What test cases do folks here recommend for measuring this new model's ability to reason? and, specifically, if it can reason about code with similar (or better!) performance to ChatGPT4? Has anyone managed to get it running locally?
OpenAI has been collecting a ton of evals here https://github.com/openai/evals with many of them including some comments about how well GPT-4 does vs GPT-3.5.
You could clone that repo, adapt the oaieval script to run against different APIs, then run the evals against both and compare the results.
"you can fine-tune RWKV into a non-parallelizable RNN (then you can use outputs of later layers of the previous token) if you want extra performance."
Is that 61% using the non-parallelizable RNN mode or the standard mode?
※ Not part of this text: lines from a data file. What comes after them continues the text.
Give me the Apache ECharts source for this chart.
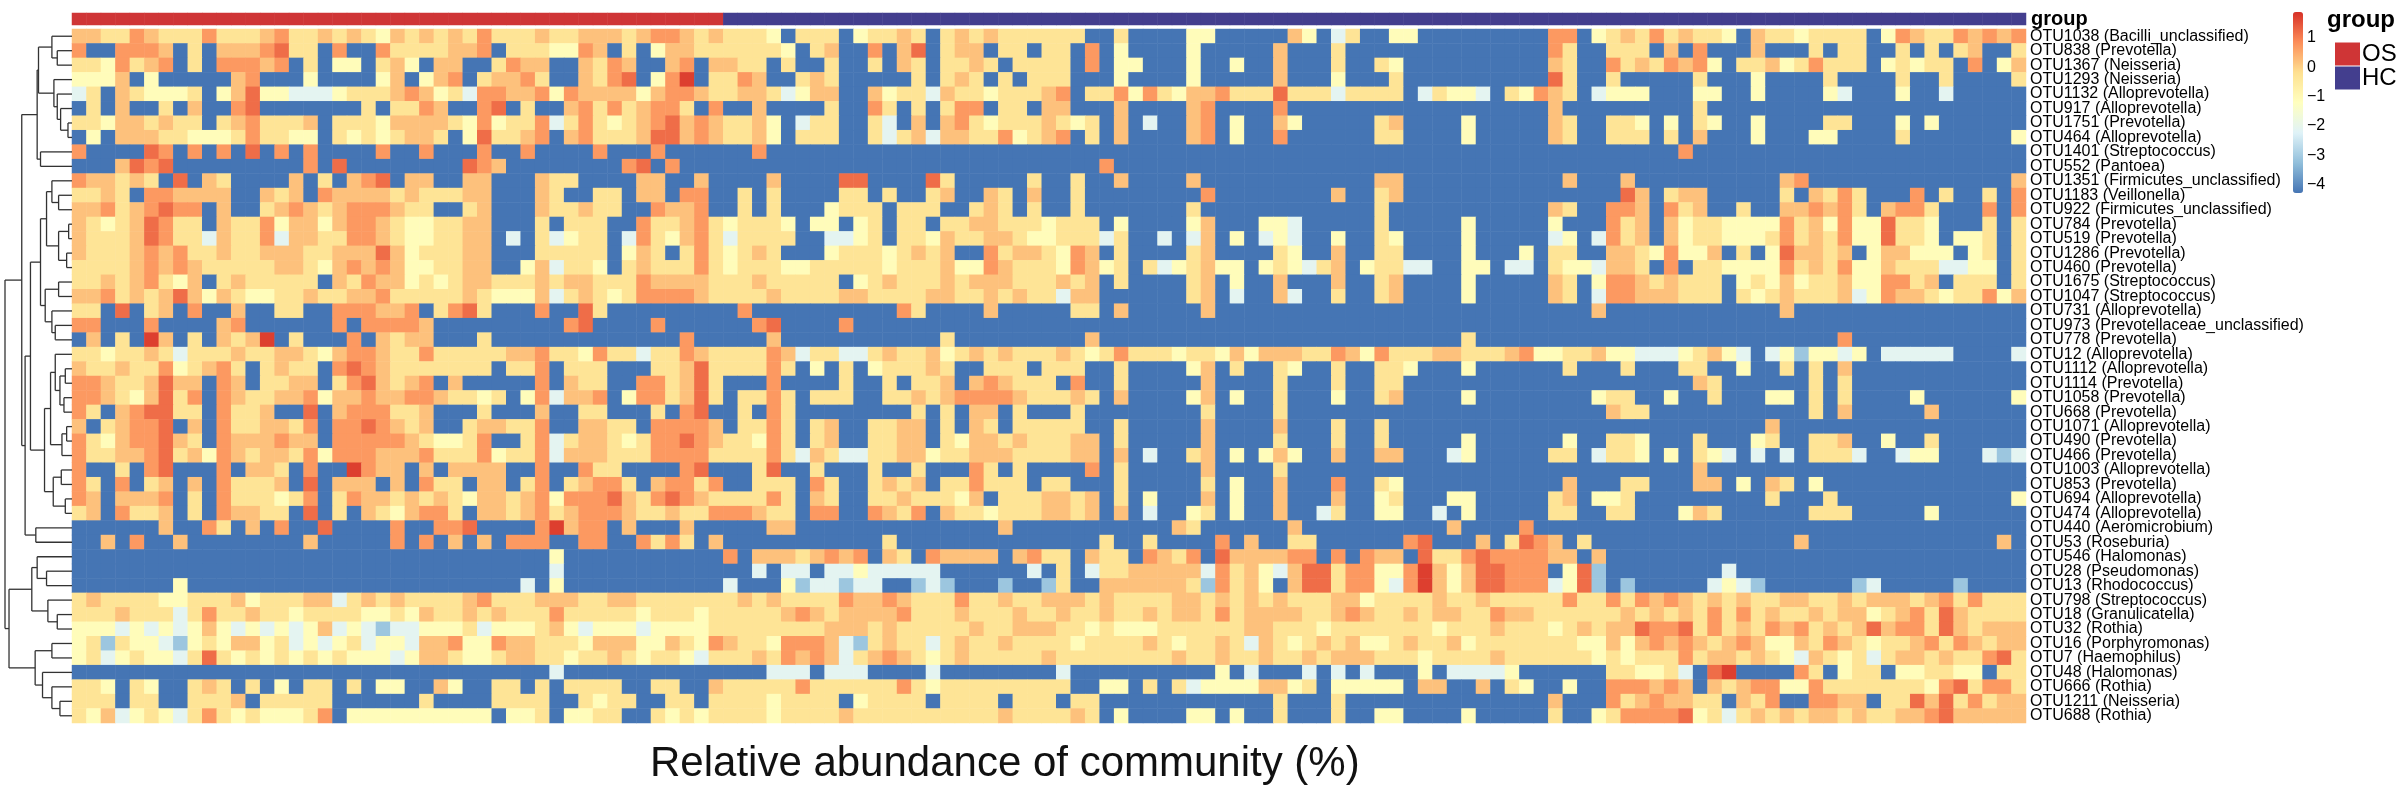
<!DOCTYPE html>
<html>
<head>
<meta charset="utf-8">
<title>Relative abundance of community (%)</title>
<script src="https://cdn.jsdelivr.net/npm/echarts@6.0.0/dist/echarts.min.js"></script>
<style>
  html, body { margin: 0; padding: 0; background: #fff; }
  #chart { width: 2407px; height: 792px; }
</style>
</head>
<body>
<div id="chart"></div>
<script>
// row names, top to bottom (same order as the dendrogram leaves)
const rowLabels = [
  'OTU1038 (Bacilli_unclassified)', 'OTU838 (Prevotella)', 'OTU1367 (Neisseria)', 'OTU1293 (Neisseria)',
  'OTU1132 (Alloprevotella)', 'OTU917 (Alloprevotella)', 'OTU1751 (Prevotella)', 'OTU464 (Alloprevotella)',
  'OTU1401 (Streptococcus)', 'OTU552 (Pantoea)', 'OTU1351 (Firmicutes_unclassified)', 'OTU1183 (Veillonella)',
  'OTU922 (Firmicutes_unclassified)', 'OTU784 (Prevotella)', 'OTU519 (Prevotella)', 'OTU1286 (Prevotella)',
  'OTU460 (Prevotella)', 'OTU1675 (Streptococcus)', 'OTU1047 (Streptococcus)', 'OTU731 (Alloprevotella)',
  'OTU973 (Prevotellaceae_unclassified)', 'OTU778 (Prevotella)', 'OTU12 (Alloprevotella)', 'OTU1112 (Alloprevotella)',
  'OTU1114 (Prevotella)', 'OTU1058 (Prevotella)', 'OTU668 (Prevotella)', 'OTU1071 (Alloprevotella)',
  'OTU490 (Prevotella)', 'OTU466 (Prevotella)', 'OTU1003 (Alloprevotella)', 'OTU853 (Prevotella)',
  'OTU694 (Alloprevotella)', 'OTU474 (Alloprevotella)', 'OTU440 (Aeromicrobium)', 'OTU53 (Roseburia)',
  'OTU546 (Halomonas)', 'OTU28 (Pseudomonas)', 'OTU13 (Rhodococcus)', 'OTU798 (Streptococcus)',
  'OTU18 (Granulicatella)', 'OTU32 (Rothia)', 'OTU16 (Porphyromonas)', 'OTU7 (Haemophilus)',
  'OTU48 (Halomonas)', 'OTU666 (Rothia)', 'OTU1211 (Neisseria)', 'OTU688 (Rothia)'
];

// sample groups along the columns
const groupNames = ['OS', 'HC'];
const groupSizes = [45, 90];

// colour levels, one digit per cell
const levelValues = [-4.27, -3.1, -2.1, -1.1, -0.3, 0.2, 0.7, 1.2, 1.7];

// each row: 4 pieces of 35, 35, 35 and 30 samples
const cellRows = [
  ['55446544464445644545435454546444544', '55545665454443044403445404545444444', '00400003300000530240033000000000660', '345464544305443444403654465656'],
  ['60066650405556744060064444556044433', '65040355444444304500605704550440440', '60300003000005000400000000000000640', '044405060005000404400404045004'],
  ['44364560406665604033045305500465500', '54650056055440400400405404454044440', '60330003003005000400430000000000540', '064546563044534644403434406035'],
  ['33350300000560003000035035604556400', '54670368044650045400000404540404440', '00300003000005000300040000000000740', '040000040003000040000400400004'],
  ['24054333403573322234445653426655636', '55553566544554235500534425443444560', '44636435564447444244440243320436540', '233300033003000032000300200000'],
  ['04050040500670000000404465006704005', '64645664060050000400640404660440550', '00500005600006000000000000000000500', '000000040000000000000000000000'],
  ['44355454404564445044435555436344624', '64345675654453024400420505643444543', '40502005603005300000450000300000540', '044303043003000044000303000000'],
  ['03055544333464433043434554037445605', '64445775654453044400424525544634560', '40500005603006000000440000300000540', '044404050003000330000400000003'],
  ['60000760606070606000060060006006000', '06000600000060000000000000000000000', '00000000000000000000000000000000000', '000000600000000000000000000000'],
  ['00057670000000006070000000076500000', '00067060000000000000000000000000000', '06000000000000000000000000000000000', '000000000000000000000000000000'],
  ['65545407054000050405670550055000544', '00005500500005000077000074000004004', '00500005000000000000550000000000050', '005000000000056000000000000005'],
  ['44540665555005450655554544455000540', '04405506600404000044040045005405004', '00000000600000000500450000000000000', '007504550000040546400060400406'],
  ['55645676605004565456665440045000544', '54400655600404000344404440045404004', '00000004000000000000400000000000540', '066506450040055656405664000606'],
  ['54345764405446355356654334455000404', '44006445643444303303404404455444344', '40300003500033200000400000300000300', '064505344333364536337443000404'],
  ['54445764425446255446654334455020423', '44026435642444400223404435445543344', '42400202503023200300430000300000230', '264505344333464546337443033404'],
  ['54445656445445554455575344455000444', '44035404643454000344434545006455436', '50400004500004300500440000300030440', '055436335040375545035533303404'],
  ['44445656544444554356565334455003524', '43045444643444334444434445336544436', '53404234533034324503442200330220433', '255406044333364546335444223304'],
  ['44545643504544444054655343455444545', '54446555544454444403454445455544454', '50400004503005000500450000300000540', '366545444034353445336645044404'],
  ['55645457535433445445564444454333524', '54346666544445444455444455445454425', '50000004502005200400450000300000540', '266555444043454445236554344635'],
  ['44070450600500440066655604674000600', '74000000000600000000006400005000004', '40500000500000000000000000000000000', '500000000000050000000000000000'],
  ['66000600005600000060666650000000006', '70000600000067000060000000000000000', '00000000000000000000000000000000000', '000000000000000000000000000000'],
  ['05040850405458040006054550004000000', '00000006000005000000000004000000000', '50000000000000000000000000400000000', '000000000000000006000000000000'],
  ['44344542444544554356654464444455644', '36442446544446524422454453454544454', '34644434435355544653644455444563344', '533222345320231332302222200002'],
  ['54454463456404544067654444444044604', '44000445744446403040344454004440444', '00400003504004300400443000300000040', '004000440030040405000000000000'],
  ['66544575506504455046754560500000605', '44006645740006000040040445056544406', '00400000500004000400440000000000000', '000000054000000404000000000000'],
  ['66543574606544556355655665443403625', '56036645740446404440044545666654445', '40500003503004000300450000300000000', '344003004000330404000030000003'],
  ['64056774406445007056664450004000500', '44000406700406400000000404055040004', '00000000400004000000000000000000000', '054400000000000405000005000000'],
  ['50456670506445546066765450045544600', '55440666650446404500445504054044444', '00400000500005000400400000000000000', '000000000000500000000000000000'],
  ['64356675406555655066666543346004624', '55434667654436404500445504355454445', '50400000500004000400400000300000030', '044300040003400445003004000000'],
  ['64455674536545546366655564446344625', '55444666644446425422445534455544445', '50502004503035300500550002300000440', '244303043202020444200233000212'],
  ['60040670006055406008655050555500600', '64400006700047004000400400064040000', '60400000500004000000000000000000000', '000000050000000000000000000000'],
  ['64060450506444507055505064405504604', '56640566460044406400454504464440440', '00400000403005000600430000000000050', '004400055030540300000000000000'],
  ['65055560406444346046554545435545636', '66754676544446405400445444350444554', '50403000503005000500340003300000450', '334000000000400040000000000003'],
  ['45064450406554407040543566405545645', '66654454466654406600654605443444554', '50502003403005002400330020300000440', '044000354000000444000003000000'],
  ['00000050064050600700006006670000685', '66050005000005500000000000000500000', '00000054000000500000000005000060000', '000000000000000000000000000000'],
  ['00506005000000005000006060505066600', '66006464050000000000040000000000000', '04004000060500440000006700050476504', '000000000000005000000000000050'],
  ['00000000000000000000000000000000030', '00000000006055545656054065555056440', '54406546075555660606550744676666550', '500000000000000000000000000000'],
  ['00000000000000000000000000000000020', '00000000000020220223222220000002040', '24455555264532577466336853577666037', '100000000200000000000000000000'],
  ['00000003000000000000000000000002030', '00000000002000312212200121000100140', '05555554164530577466326853577666237', '101000002321000000120000010000'],
  ['45444433444534445524545444456444555', '44554444444545444465565444644544555', '45444455454545444553444454454444464', '464656545454455445455545646444'],
  ['44454442464454434444334354454544464', '44443444344444565455556444544454454', '45445455464555544565445455446554444', '445454546464544545534564754444'],
  ['33323232353232323523212233342333453', '23332333344444444555454444454455544', '34333444444554443444444434445444345', '455766746454656454575664754555'],
  ['34143321343553423234233255633655444', '35553354365443666521454424544544443', '44445434454254345453345445344444443', '353565654565335465434456465455'],
  ['34234332474343434343332355433455443', '44543443244454656524565434544444544', '44444454454454454555444344445444444', '343444645545432543424554544674'],
  ['00000000000000000000000000000000020', '00000000000002220222000020000000020', '00000000030200020202000302222300000', '044334207800006403440334433044'],
  ['44304300454040304404033005300440404', '44400440054444464444446434444444440', '03304042333355340333330550050430030', '066656505456633644444443674664'],
  ['44404400444504444400000040000444400', '43440044044443444403444404444044404', '40000000000004000400000000000000500', '064565544054600665504475746455'],
  ['43523432464343334603333333333033403', '34400434344443444454444444444544445', '40300003303004000400330000300000400', '346666734245454554544556755555']
];

// row dendrogram: [height, left, right], a leaf is a row number
const rowTree = [1.0,
  [0.75,
    [0.52,
      [0.50,
        [0.30, 0, [0.22, 1, 2]],
        [0.27, 3, [0.22, 4, [0.17, 5, [0.06, 6, 7]]]]],
      [0.47, 8, 9]],
    [0.70,
      [0.62,
        [0.47,
          [0.38, [0.30, 10, [0.20, 11, 12]], [0.20, [0.05, 13, 14], [0.08, 15, 16]]],
          [0.40, [0.20, 17, 18], [0.30, 19, [0.25, 20, 21]]]],
        [0.41,
          [0.32, [0.25, 22, [0.18, [0.10, 23, 24], [0.12, 25, 26]]], [0.15, [0.08, 27, 28], 29]],
          [0.28, [0.16, 30, 31], [0.10, 32, 33]]]],
      [0.54, 34, 35]]],
  [0.94,
    [0.60, [0.52, 36, [0.38, 37, 38]], [0.36, 39, [0.22, 40, 41]]],
    [0.55, [0.30, 42, 43], [0.44, 44, [0.30, 45, [0.18, 46, 47]]]]]];

const scaleTicks = [-4, -3, -2, -1, 0, 1];
const palette = ['#4575B4', '#91BFDB', '#E0F3F8', '#FFFFBF', '#FEE090', '#FC8D59', '#D73027'];
const groupColors = ['#CF3536', '#433E8E'];

const nCols = groupSizes[0] + groupSizes[1];
const nRows = rowLabels.length;
const colIds = [];
for (let i = 0; i < nCols; i++) colIds.push(String(i));

// heatmap cells
const heatData = [];
cellRows.forEach(function (parts, r) {
  const s = parts.join('');
  if (s.length !== nCols) console.warn('row ' + r + ' has ' + s.length + ' cells');
  for (let c = 0; c < nCols; c++) {
    heatData.push([c, r, levelValues[+s[c]]]);
  }
});

// top annotation cells
const groupData = [[], []];
let col = 0;
groupSizes.forEach(function (n, g) {
  for (let i = 0; i < n; i++) groupData[g].push([col++, 0, g]);
});

// dendrogram segments [x1, y1, x2, y2], x = merge height, y = row position
const treeSegs = [];
function walk(node) {
  if (typeof node === 'number') return { y: node, h: 0 };
  const a = walk(node[1]);
  const b = walk(node[2]);
  const h = node[0];
  treeSegs.push([a.h, a.y, h, a.y]);
  treeSegs.push([b.h, b.y, h, b.y]);
  treeSegs.push([h, a.y, h, b.y]);
  return { y: (a.y + b.y) / 2, h: h };
}
walk(rowTree);

const font = '"Liberation Sans", Arial, Helvetica, sans-serif';
const chart = echarts.init(document.getElementById('chart'), null, { renderer: 'canvas' });

const hidden = { show: false };

chart.setOption({
  animation: false,
  textStyle: { fontFamily: font, color: '#000' },
  title: [
    {
      text: 'Relative abundance of community (%)',
      left: 645, top: 738,
      textStyle: { fontSize: 42, fontWeight: 'normal', color: '#111', fontFamily: font }
    },
    {
      text: 'group',
      left: 2327, top: 8, padding: 0,
      textStyle: { fontSize: 24, fontWeight: 'bold', color: '#000', fontFamily: font }
    }
  ],
  legend: {
    data: groupNames,
    orient: 'vertical',
    left: 2335, top: 42,
    padding: 0,
    itemGap: 0,
    itemWidth: 25, itemHeight: 23,
    icon: 'rect',
    selectedMode: false,
    textStyle: { fontSize: 24, color: '#000', fontFamily: font, padding: [0, 0, 0, -3] }
  },
  visualMap: {
    type: 'continuous',
    seriesIndex: 0,
    min: levelValues[0], max: 1.87,
    calculable: false,
    hoverLink: false,
    showLabel: false,
    text: null,
    left: 2293, top: 12,
    padding: 0,
    itemWidth: 10, itemHeight: 181,
    inRange: { color: palette }
  },
  grid: [
    { left: 72, top: 29, width: 1954, height: 694 },   // heatmap
    { left: 72, top: 13, width: 1954, height: 12 },    // group bar
    { left: 5, top: 29, width: 67, height: 694 },      // dendrogram
    { left: 2293, top: 12, width: 10, height: 181 }    // colour scale labels
  ],
  xAxis: [
    { type: 'category', gridIndex: 0, data: colIds, show: false },
    { type: 'category', gridIndex: 1, data: colIds, show: false },
    { type: 'value', gridIndex: 2, min: 0, max: 1, inverse: true, show: false },
    { type: 'category', gridIndex: 3, data: [''], show: false }
  ],
  yAxis: [
    {
      type: 'category', gridIndex: 0, data: rowLabels, inverse: true, position: 'right',
      axisLine: hidden, axisTick: hidden, splitLine: hidden,
      axisLabel: { fontSize: 16, margin: 4, color: '#000', fontFamily: font, interval: 0 }
    },
    {
      type: 'category', gridIndex: 1, data: ['group'], position: 'right',
      axisLine: hidden, axisTick: hidden, splitLine: hidden,
      axisLabel: { fontSize: 20, fontWeight: 'bold', margin: 5, color: '#000', fontFamily: font }
    },
    { type: 'value', gridIndex: 2, min: -0.5, max: nRows - 0.5, inverse: true, show: false },
    {
      type: 'value', gridIndex: 3, min: levelValues[0], max: 1.87, position: 'right',
      axisLine: hidden, axisTick: hidden, splitLine: hidden,
      axisLabel: {
        customValues: scaleTicks, margin: 4, fontSize: 16, color: '#000', fontFamily: font,
        formatter: function (v) { return v < 0 ? '\u2212' + (-v) : String(v); }
      }
    }
  ],
  series: [
    {
      type: 'heatmap', xAxisIndex: 0, yAxisIndex: 0,
      data: heatData, progressive: 0,
      itemStyle: { borderWidth: 0 },
      emphasis: { disabled: true }
    },
    {
      name: groupNames[0], type: 'heatmap', xAxisIndex: 1, yAxisIndex: 1,
      data: groupData[0], itemStyle: { color: groupColors[0], borderWidth: 0 },
      emphasis: { disabled: true }
    },
    {
      name: groupNames[1], type: 'heatmap', xAxisIndex: 1, yAxisIndex: 1,
      data: groupData[1], itemStyle: { color: groupColors[1], borderWidth: 0 },
      emphasis: { disabled: true }
    },
    {
      type: 'custom', xAxisIndex: 2, yAxisIndex: 2,
      data: treeSegs,
      encode: { x: [0, 2], y: [1, 3] },
      silent: true,
      renderItem: function (params, api) {
        const p1 = api.coord([api.value(0), api.value(1)]);
        const p2 = api.coord([api.value(2), api.value(3)]);
        return {
          type: 'line',
          shape: { x1: p1[0], y1: p1[1], x2: p2[0], y2: p2[1] },
          style: { stroke: '#333', lineWidth: 1.3 }
        };
      }
    }
  ]
});
</script>
</body>
</html>
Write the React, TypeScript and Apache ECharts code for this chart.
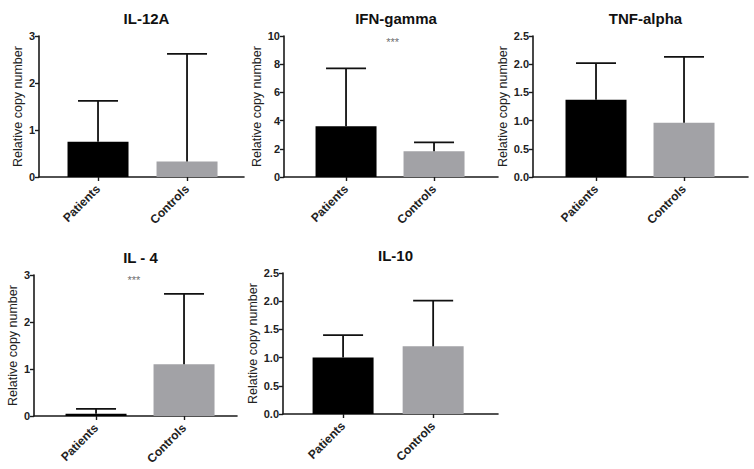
import React, { useEffect, useRef } from "react";
import * as echarts from "echarts";

// ---- data ----
const groups = ["Patients", "Controls"];
const panelTitles = ["IL-12A", "IFN-gamma", "TNF-alpha", "IL - 4", "IL-10"];
const il12aMean = [0.75, 0.33];
const il12aSD = [0.87, 2.29];
const ifnMean = [3.6, 1.82];
const ifnSD = [4.1, 0.63];
const tnfMean = [1.37, 0.96];
const tnfSD = [0.65, 1.17];
const il4Mean = [0.05, 1.1];
const il4SD = [0.1, 1.5];
const il10Mean = [1.0, 1.2];
const il10SD = [0.4, 0.81];
const yMax = [3, 10, 2.5, 3, 2.5];
const yStep = [1, 2, 0.5, 1, 0.5];
const significance = ["", "***", "", "***", ""];
const yAxisTitle = "Relative copy number";

// ---- layout (not data) ----
const grids = [
  { left: 39, top: 36, width: 205, height: 141 },
  { left: 284, top: 36, width: 214, height: 141 },
  { left: 533, top: 36, width: 215, height: 141 },
  { left: 34, top: 275, width: 203, height: 141 },
  { left: 283, top: 273, width: 215, height: 141 },
];
const xRanges = [
  [-0.663, 1.64],
  [-0.705, 1.727],
  [-0.716, 1.727],
  [-0.705, 1.602],
  [-0.667, 1.72],
];
const nameGaps = [15, 20, 19, 15, 19];
const sigPos = [null, [0.53, 9.6], null, [0.43, 2.89], null];

const means = [il12aMean, ifnMean, tnfMean, il4Mean, il10Mean];
const sds = [il12aSD, ifnSD, tnfSD, il4SD, il10SD];
const barColors = ["#000000", "#a2a2a6"];
const FONT = "'Liberation Sans', Arial, sans-serif";
const AX = "#1a1a1a";

export default function App() {
  const ref = useRef<HTMLDivElement>(null);
  useEffect(() => {
    if (!ref.current) return;
    const chart = echarts.init(ref.current, null, { renderer: "svg" });
    const title: any[] = [];
    const grid: any[] = [];
    const xAxis: any[] = [];
    const yAxis: any[] = [];
    const series: any[] = [];
    panelTitles.forEach((t, i) => {
      const g = grids[i];
      grid.push({ ...g, containLabel: false });
      title.push({
        text: t,
        left: g.left + g.width / 2,
        top: g.top - 30,
        textAlign: "center",
        textStyle: { fontFamily: FONT, fontSize: 15, fontWeight: "bold", color: "#111" },
      });
      xAxis.push({
        type: "value",
        gridIndex: i,
        min: xRanges[i][0],
        max: xRanges[i][1],
        splitLine: { show: false },
        axisLine: { show: true, onZero: false, lineStyle: { color: AX, width: 1.6 } },
        axisTick: { show: true, customValues: [0, 1], length: 4, lineStyle: { color: AX, width: 1.4 } },
        axisLabel: {
          customValues: [0, 1],
          formatter: (v: number) => groups[Math.round(v)] ?? "",
          rotate: 45,
          margin: 10,
          fontFamily: FONT,
          fontSize: 12,
          fontWeight: "bold",
          color: "#222",
        },
      });
      yAxis.push({
        type: "value",
        gridIndex: i,
        min: 0,
        max: yMax[i],
        interval: yStep[i],
        name: yAxisTitle,
        nameLocation: "middle",
        nameRotate: 90,
        nameGap: nameGaps[i],
        nameTextStyle: { fontFamily: FONT, fontSize: 12.5, color: "#222" },
        splitLine: { show: false },
        axisLine: { show: true, onZero: false, lineStyle: { color: AX, width: 1.6 } },
        axisTick: { show: true, length: 4, lineStyle: { color: AX, width: 1.4 } },
        axisLabel: {
          margin: 4,
          fontFamily: FONT,
          fontSize: 11,
          fontWeight: "bold",
          color: "#222",
          formatter: (v: number) => (yStep[i] < 1 ? v.toFixed(1) : String(v)),
        },
      });
      series.push({
        type: "bar",
        xAxisIndex: i,
        yAxisIndex: i,
        barWidth: 61,
        data: means[i].map((m, k) => ({ value: [k, m], itemStyle: { color: barColors[k] } })),
      });
      series.push({
        type: "custom",
        xAxisIndex: i,
        yAxisIndex: i,
        z: 5,
        data: means[i].map((m, k) => [k, m, m + sds[i][k]]),
        renderItem: (params: any, api: any) => {
          const base = api.coord([api.value(0), api.value(1)]);
          const top = api.coord([api.value(0), api.value(2)]);
          const style = { stroke: "#111", lineWidth: 1.8 };
          return {
            type: "group",
            children: [
              { type: "line", shape: { x1: base[0], y1: base[1], x2: top[0], y2: top[1] }, style },
              { type: "line", shape: { x1: top[0] - 20, y1: top[1], x2: top[0] + 20, y2: top[1] }, style },
            ],
          };
        },
      });
      if (significance[i] && sigPos[i]) {
        series.push({
          type: "scatter",
          xAxisIndex: i,
          yAxisIndex: i,
          symbolSize: 0,
          itemStyle: { color: "#444" },
          data: [sigPos[i]],
          label: {
            show: true,
            position: "inside",
            formatter: significance[i],
            fontFamily: FONT,
            fontSize: 11,
            color: "#444",
          },
        });
      }
    });
    chart.setOption({
      animation: false,
      backgroundColor: "#ffffff",
      title,
      grid,
      xAxis,
      yAxis,
      series,
    });
    return () => chart.dispose();
  }, []);
  return (
    <div
      ref={ref}
      style={{ position: "fixed", left: 0, top: 0, width: 754, height: 469, background: "#fff" }}
    />
  );
}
I wonder if it's the latter.
This new model may be a viable alternative to ChatGPT, which is not only closed sourced but can be shut down in the future just as they did with the older text-davinci models.
Plus, the alignement and safety has rendered ChatGPT useless for helping with areas such as critical analysis of social issues (that go against the aligned views) and any and all critical thinking that goes against the aligned views of those who own and program ChatGPT. This could a viable free (as in freedom) alternative.
I hope not but day by day it seems more likely. If text-generating LLMs can reach superhuman cognition they will so so in a matter of a few years. At that point a Waluigi prompt will be like arming a virtual nuclear missile.
Nuance: computers have been accumulating superhuman cognitions for half a century. But most people are bad at recognizing intelligence they don't relate to.